Anyway. Bicycle very nearly immobilised, me very nearly road-decoration. Exciting, but not an evening in itself, so I walked the bike home (ten minutes away, rear wheel clunking and hissing against the brake, but I didn't have much choice) and got changed to go to the Sanctuary by bus.

Since the Sanctuary has WiFi, I packed my laptop along with the index cards containing my plot sketches, so I could use the net while at the meeting if needed. I stepped out of the porch and started down the hill in a light mist of rain. Great. My hoodie and jeans are marginally waterproof, so I figured, what the hell?

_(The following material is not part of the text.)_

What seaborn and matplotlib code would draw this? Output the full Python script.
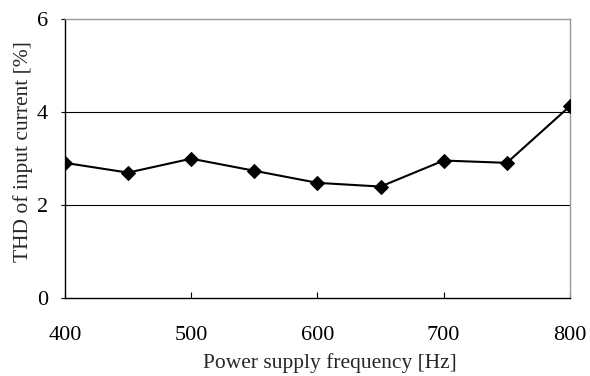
import seaborn as sns
import matplotlib.pyplot as plt
import pandas as pd

freq = [400, 450, 500, 550, 600, 650, 700, 750, 800]
thd = [2.91, 2.70, 3.00, 2.74, 2.48, 2.40, 2.96, 2.91, 4.13]

df = pd.DataFrame({'freq': freq, 'thd': thd})

sns.set_style('white')
plt.rcParams['font.family'] = ['Liberation Serif', 'DejaVu Serif']

fig = plt.figure(figsize=(5.9, 3.76), dpi=100)
ax = fig.add_axes([0.110, 0.207, 0.856, 0.742])

ax.axhline(2, color='black', lw=0.8, zorder=1)
ax.axhline(4, color='black', lw=0.8, zorder=1)

sns.lineplot(data=df, x='freq', y='thd', ax=ax, color='black', lw=1.5,
             marker='D', markersize=7, markeredgecolor='black', zorder=3)

ax.set_xlim(400, 800)
ax.set_ylim(0, 6)
ax.set_xticks([400, 500, 600, 700, 800])
ax.set_yticks([0, 2, 4, 6])
ax.tick_params(axis='x', labelsize=16, colors='black', length=4, width=0.8,
               direction='in', bottom=True, pad=20)
ax.tick_params(axis='y', labelsize=16, colors='black', length=3, width=0.8,
               direction='out', left=True, pad=9)

for side in ['top', 'right']:
    ax.spines[side].set_color('#999999')
    ax.spines[side].set_linewidth(1.0)
for side in ['left', 'bottom']:
    ax.spines[side].set_color('black')
    ax.spines[side].set_linewidth(1.0)

ax.set_xlabel('Power supply frequency [Hz]', fontsize=15.5, va='center')
ax.set_ylabel('THD of input current [%]', fontsize=15.5, va='center')
ax.xaxis.set_label_coords(0.525, -0.232)
ax.yaxis.set_label_coords(-0.082, 0.527)

fig.savefig('out.png', dpi=100)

What's the worst that could happen?

The rain ramped up to full-fledged freezing-rain / sleet by the time I reached the bottom of the hill, and was in the condition I mention at the start of this entry by the time I got to the traffic lights. No cover, overflowing drains and gutters made for a very tricky journey. The lights and the buses were the last straw. I like those people, a lot. I don't like them enough to persevere to a meeting in a cafe, in sodden clothes, with a laptop that sounds like a holey water-bucket when shaken. So I turned around and went home. My boots are still damp, six hours later.

Sorry, NaNofolk. I'll be at the next meet, I promise. Unless it's on a Thursday, in which case I'll try... (fencing does have to happen at some point, you know).

Roll on November 1st, and the true start of the madness.